(COLLECTED DATA)
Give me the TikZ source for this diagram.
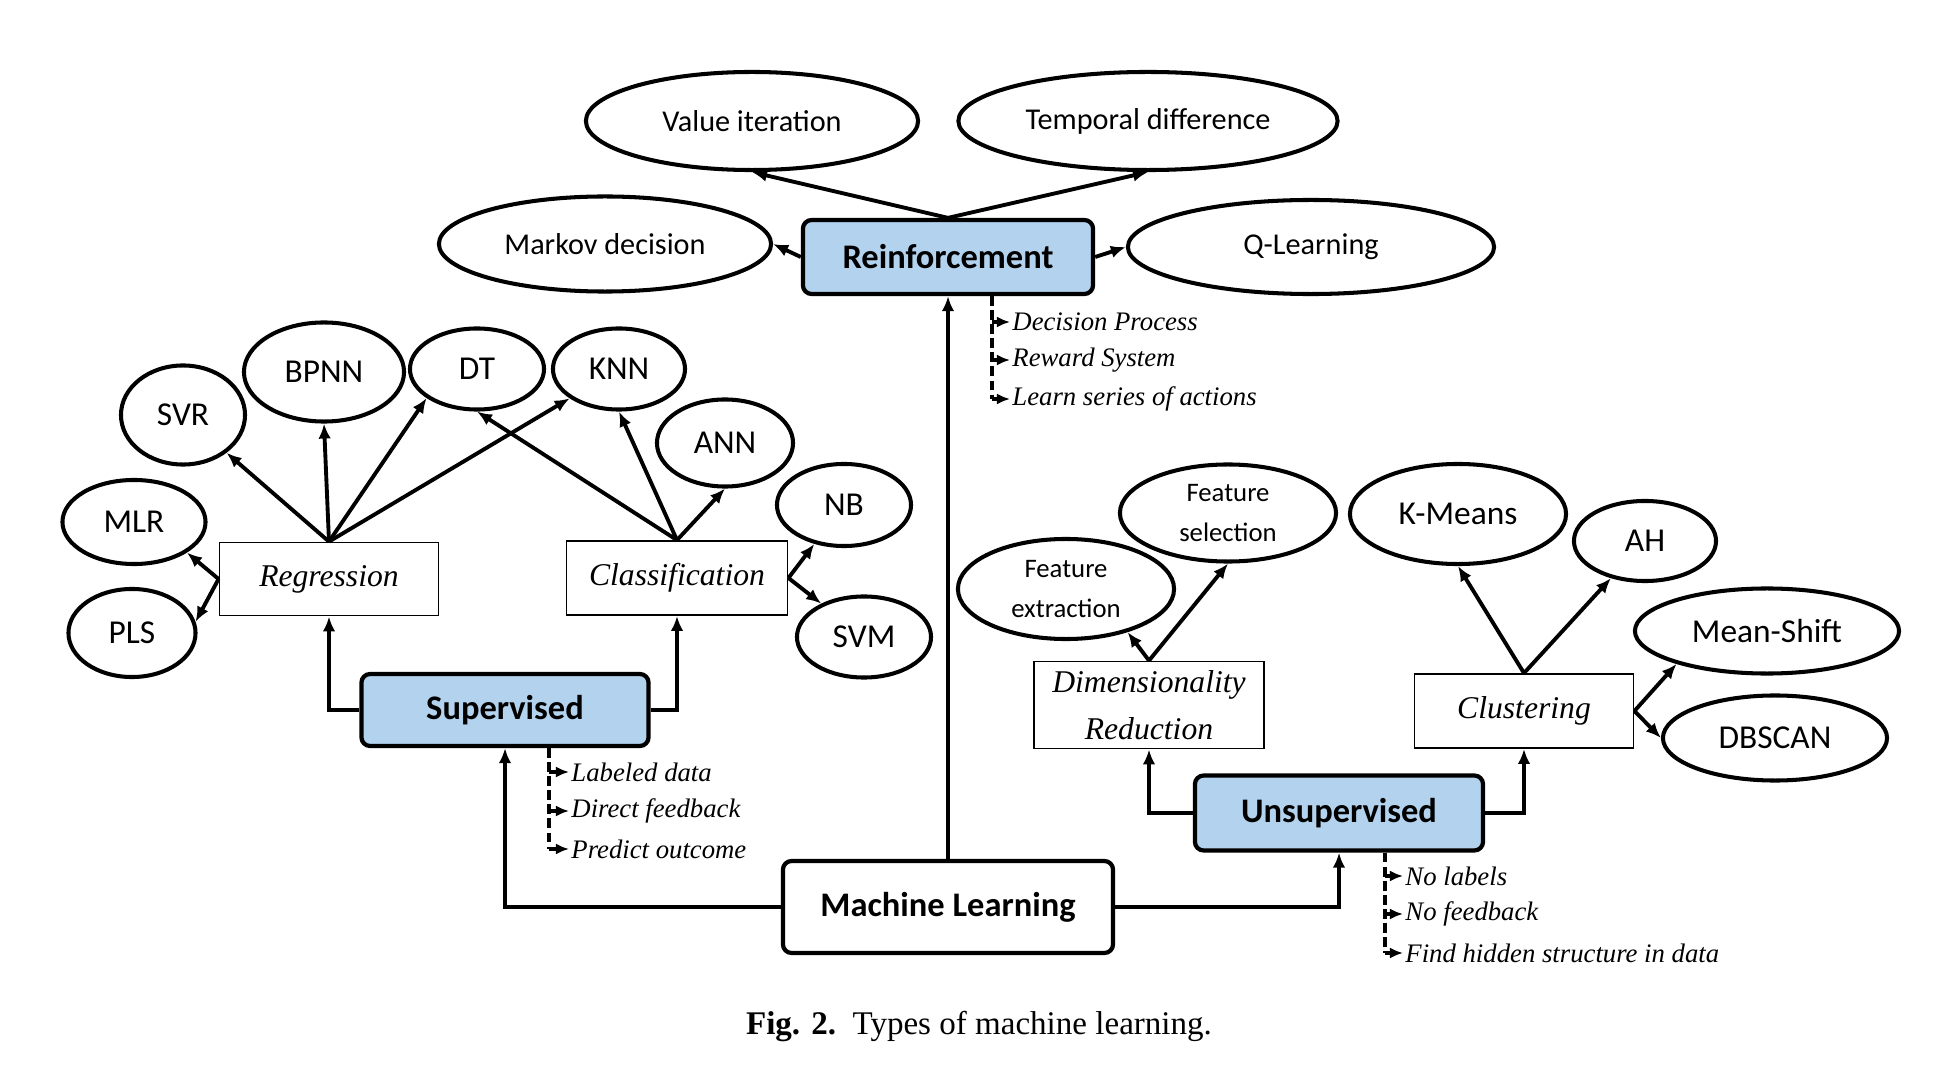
\documentclass[tikz,border=0pt]{standalone}
\usepackage{fontspec}
\setmainfont{Liberation Serif}
\setsansfont{Carlito}
\usepackage{tikz}
\usetikzlibrary{shapes.geometric, arrows.meta, positioning, calc}
\usepackage{xcolor}
\definecolor{mlblue}{RGB}{178,210,238}
\definecolor{mlblack}{RGB}{0,0,0}

\begin{document}
\begin{tikzpicture}[
    x=0.01cm, y=-0.01cm,
    mlbox/.style={rectangle, draw=mlblack, fill=white, line width=1.2pt, rounded corners=2.5pt, inner sep=0pt, font=\sffamily\bfseries\fontsize{9.8}{11}\selectfont},
    typebox/.style={mlbox, fill=mlblue},
    subbox/.style={rectangle, draw=mlblack, line width=0.5pt, inner sep=0pt, align=center, font=\rmfamily\itshape\fontsize{9}{13.4}\selectfont},
    algo/.style={ellipse, draw=mlblack, line width=1.15pt, inner sep=0pt, align=center, font=\sffamily\fontsize{9.5}{11}\selectfont},
    bigalgo/.style={algo, font=\sffamily\fontsize{8.6}{10}\selectfont},
    featalgo/.style={algo, font=\sffamily\fontsize{7.6}{11.3}\selectfont},
    arrow/.style={-{Latex[length=1.5mm, width=1.25mm]}, line width=1.1pt},
    notetip/.style={-{Latex[length=1.3mm, width=1.1mm]}, line width=1.1pt},
    notedash/.style={line width=1.1pt, dash pattern=on 2.8pt off 1.2pt},
    note/.style={anchor=west, inner sep=0.5pt, font=\rmfamily\itshape\fontsize{7.6}{9}\selectfont}
]
\useasboundingbox (0,0) rectangle (1956,1088);

% Learning types
\node[mlbox, minimum width=3.30cm, minimum height=0.92cm] (ml) at (948,907) {Machine Learning};
\node[typebox, minimum width=2.90cm, minimum height=0.74cm] (reinf) at (948,257) {Reinforcement};
\node[typebox, minimum width=2.87cm, minimum height=0.72cm] (sup) at (505,710) {Supervised};
\node[typebox, minimum width=2.88cm, minimum height=0.75cm] (unsup) at (1339,813) {Unsupervised};

% Tasks
\node[subbox, minimum width=2.19cm, minimum height=0.73cm] (reg) at (329,579) {Regression};
\node[subbox, minimum width=2.21cm, minimum height=0.74cm] (cls) at (677,578) {Classification};
\node[subbox, minimum width=2.30cm, minimum height=0.87cm] (dr) at (1149,705) {Dimensionality\\Reduction};
\node[subbox, minimum width=2.19cm, minimum height=0.74cm] (clu) at (1524,711) {Clustering};

% Reinforcement methods
\node[bigalgo, minimum width=3.32cm, minimum height=0.98cm] (vi) at (752,121) {Value iteration};
\node[bigalgo, minimum width=3.79cm, minimum height=0.98cm] (td) at (1148,121) {Temporal difference};
\node[bigalgo, minimum width=3.32cm, minimum height=0.95cm] (markov) at (605,244) {Markov decision};
\node[bigalgo, minimum width=3.66cm, minimum height=0.94cm] (ql) at (1311,247) {Q-Learning};

% Supervised methods
\node[algo, minimum width=1.24cm, minimum height=0.99cm] (svr) at (183,415) {SVR};
\node[algo, minimum width=1.60cm, minimum height=0.99cm] (bpnn) at (324,372) {BPNN};
\node[algo, minimum width=1.34cm, minimum height=0.81cm] (dt) at (477,369) {DT};
\node[algo, minimum width=1.32cm, minimum height=0.81cm] (knn) at (619,369) {KNN};
\node[algo, minimum width=1.36cm, minimum height=0.87cm] (ann) at (725,443) {ANN};
\node[algo, minimum width=1.34cm, minimum height=0.82cm] (nb) at (844,505) {NB};
\node[algo, minimum width=1.34cm, minimum height=0.81cm] (svm) at (864,637) {SVM};
\node[algo, minimum width=1.43cm, minimum height=0.84cm] (mlr) at (134,522) {MLR};
\node[algo, minimum width=1.27cm, minimum height=0.88cm] (pls) at (132,633) {PLS};

% Unsupervised methods
\node[featalgo, minimum width=2.16cm, minimum height=1.00cm] (fe) at (1066,589) {Feature\\extraction};
\node[featalgo, minimum width=2.16cm, minimum height=0.97cm] (fs) at (1228,513) {Feature\\selection};
\node[algo, minimum width=2.16cm, minimum height=1.00cm] (km) at (1458,514) {K-Means};
\node[algo, minimum width=1.42cm, minimum height=0.80cm] (ah) at (1645,541) {AH};
\node[algo, minimum width=2.64cm, minimum height=0.85cm] (ms) at (1767,631) {Mean-Shift};
\node[algo, minimum width=2.24cm, minimum height=0.85cm] (dbs) at (1775,738) {DBSCAN};

% Notes
\node[note] (rn1) at (1010,322) {Decision Process};
\node[note] (rn2) at (1010,360) {Reward System};
\node[note] (rn3) at (1010,399) {Learn series of actions};
\node[note] (sn1) at (569,772) {Labeled data};
\node[note] (sn2) at (569,811) {Direct feedback};
\node[note] (sn3) at (569,849) {Predict outcome};
\node[note] (un1) at (1403,876) {No labels};
\node[note] (un2) at (1403,914) {No feedback};
\node[note] (un3) at (1403,953) {Find hidden structure in data};
\coordinate (rd) at ([xshift=0.44cm]reinf.south);
\coordinate (sd) at ([xshift=0.44cm]sup.south);
\coordinate (ud) at ([xshift=0.46cm]unsup.south);

% Caption
\node[font=\rmfamily\fontsize{9.4}{11}\selectfont] (cap) at (979,1027) {\textbf{Fig. 2.}\enspace Types of machine learning.};

% Arrows
\draw[arrow] (ml.north) -- (reinf.south);
\draw[arrow] (ml.west) -| (sup.south);
\draw[arrow] (ml.east) -| (unsup.south);
\draw[arrow] (sup.west) -| (reg.south);
\draw[arrow] (sup.east) -| (cls.south);
\draw[arrow] (unsup.west) -| (dr.south);
\draw[arrow] (unsup.east) -| (clu.south);

\draw[arrow] (reinf.north) -- (vi.south);
\draw[arrow] (reinf.north) -- (td.south);
\draw[arrow] (reinf.west) -- (markov.east);
\draw[arrow] (reinf.east) -- (ql.west);

\draw[arrow] (reg.north) -- (svr);
\draw[arrow] (reg.north) -- (bpnn.south);
\draw[arrow] (reg.north) -- (dt.210);
\draw[arrow] (reg.north) -- (knn);
\draw[arrow] (reg.west) -- (mlr.-30);
\draw[arrow] (reg.west) -- (pls.10);
\draw[arrow] (cls.north) -- (dt.south);
\draw[arrow] (cls.north) -- (knn.south);
\draw[arrow] (cls.north) -- (ann.south);
\draw[arrow] (cls.east) -- (nb);
\draw[arrow] (cls.east) -- (svm);

\draw[arrow] (dr.north) -- (fe.-35);
\draw[arrow] (dr.north) -- (fs.south);
\draw[arrow] (clu.north) -- (km.south);
\draw[arrow] (clu.north) -- (ah);
\draw[arrow] (clu.east) -- (ms.200);
\draw[arrow] (clu.east) -- (dbs.west);

% Note lines
\draw[notedash] (rd) -- (rd |- rn3.west);
\draw[notetip] (rd |- rn1.west) -- (rn1.west);
\draw[notetip] (rd |- rn2.west) -- (rn2.west);
\draw[notetip] (rd |- rn3.west) -- (rn3.west);
\draw[notedash] (sd) -- (sd |- sn3.west);
\draw[notetip] (sd |- sn1.west) -- (sn1.west);
\draw[notetip] (sd |- sn2.west) -- (sn2.west);
\draw[notetip] (sd |- sn3.west) -- (sn3.west);
\draw[notedash] (ud) -- (ud |- un3.west);
\draw[notetip] (ud |- un1.west) -- (un1.west);
\draw[notetip] (ud |- un2.west) -- (un2.west);
\draw[notetip] (ud |- un3.west) -- (un3.west);
\end{tikzpicture}
\end{document}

(THE REQUEST) Restate each line from the start of the listing through the line bearing "minimum width=2.88cm, minimum" word for word. Drop the pictures.

(EXERCISE OUTPUT)
Give me the TikZ source for this diagram.
\documentclass[tikz,border=0pt]{standalone}
\usepackage{fontspec}
\setmainfont{Liberation Serif}
\setsansfont{Carlito}
\usepackage{tikz}
\usetikzlibrary{shapes.geometric, arrows.meta, positioning, calc}
\usepackage{xcolor}
\definecolor{mlblue}{RGB}{178,210,238}
\definecolor{mlblack}{RGB}{0,0,0}

\begin{document}
\begin{tikzpicture}[
    x=0.01cm, y=-0.01cm,
    mlbox/.style={rectangle, draw=mlblack, fill=white, line width=1.2pt, rounded corners=2.5pt, inner sep=0pt, font=\sffamily\bfseries\fontsize{9.8}{11}\selectfont},
    typebox/.style={mlbox, fill=mlblue},
    subbox/.style={rectangle, draw=mlblack, line width=0.5pt, inner sep=0pt, align=center, font=\rmfamily\itshape\fontsize{9}{13.4}\selectfont},
    algo/.style={ellipse, draw=mlblack, line width=1.15pt, inner sep=0pt, align=center, font=\sffamily\fontsize{9.5}{11}\selectfont},
    bigalgo/.style={algo, font=\sffamily\fontsize{8.6}{10}\selectfont},
    featalgo/.style={algo, font=\sffamily\fontsize{7.6}{11.3}\selectfont},
    arrow/.style={-{Latex[length=1.5mm, width=1.25mm]}, line width=1.1pt},
    notetip/.style={-{Latex[length=1.3mm, width=1.1mm]}, line width=1.1pt},
    notedash/.style={line width=1.1pt, dash pattern=on 2.8pt off 1.2pt},
    note/.style={anchor=west, inner sep=0.5pt, font=\rmfamily\itshape\fontsize{7.6}{9}\selectfont}
]
\useasboundingbox (0,0) rectangle (1956,1088);

% Learning types
\node[mlbox, minimum width=3.30cm, minimum height=0.92cm] (ml) at (948,907) {Machine Learning};
\node[typebox, minimum width=2.90cm, minimum height=0.74cm] (reinf) at (948,257) {Reinforcement};
\node[typebox, minimum width=2.87cm, minimum height=0.72cm] (sup) at (505,710) {Supervised};
\node[typebox, minimum width=2.88cm, minimum height=0.75cm] (unsup) at (1339,813) {Unsupervised};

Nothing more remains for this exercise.